Jim Druckenmiller could be a latter day Satan to Tim Tebow’s current Messiah. You know, even though Druckenmiller is in obscurity now, I would still see Scot McCloughan looking at him if he were in this draft. I mean come on now, he is a ScotM prototype. Big, Big, Big, hell just fill in the blanks after the word Big. Policy saw Druck as Big, with a Big arm, Big body, and nothing else. Do you remember when you realized there is no Santa Claus ? It came to me that weekend , witnessing the the GM of the team you root for draft a QB primarily to show up a guy like Bill Walsh, yet, the one of the primary reasons why they drafted Drucknmiller was due to his strength, not because of what scouts had told them, but a videotape of your future franchise QB pulling a Magnus sized truck with his waist. Question: What did Carmen Policy see in Druckenmiller that we didn’t?

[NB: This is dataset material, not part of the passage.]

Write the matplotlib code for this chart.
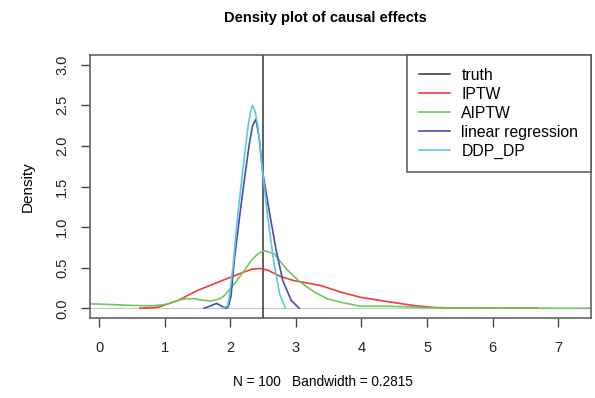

I’ll give it a Jeopardy break here ……. . …. ………… . …. . .
boom boom
Answer is : "I see a little Joe Montana in him" - Carmen Policy
I’m a fan that speaks to you from the heart. You are here contributing to this forum because we all share the same glee and feel the same pain. I just want to let you know how all this has been a part of my life, from child to adult. What I’m sharing with you are moments of my life not only as a 49er fan, but how in life, we all share the moments of triumphs along with the losses amongst each other. Listen here, you’re not a 49er fan because you post on this site. You’re a true 49er fan because you found it. Even though I have shared many close moments with my immediate family when it comes to football, I’m now most involved with this growing family here.
So, every day is Xmas to me again. Thanks to you, and to hell with Carmen Policy.
Footnote: one of my childhood heroes passed on today, Merlin Olsen. RIP.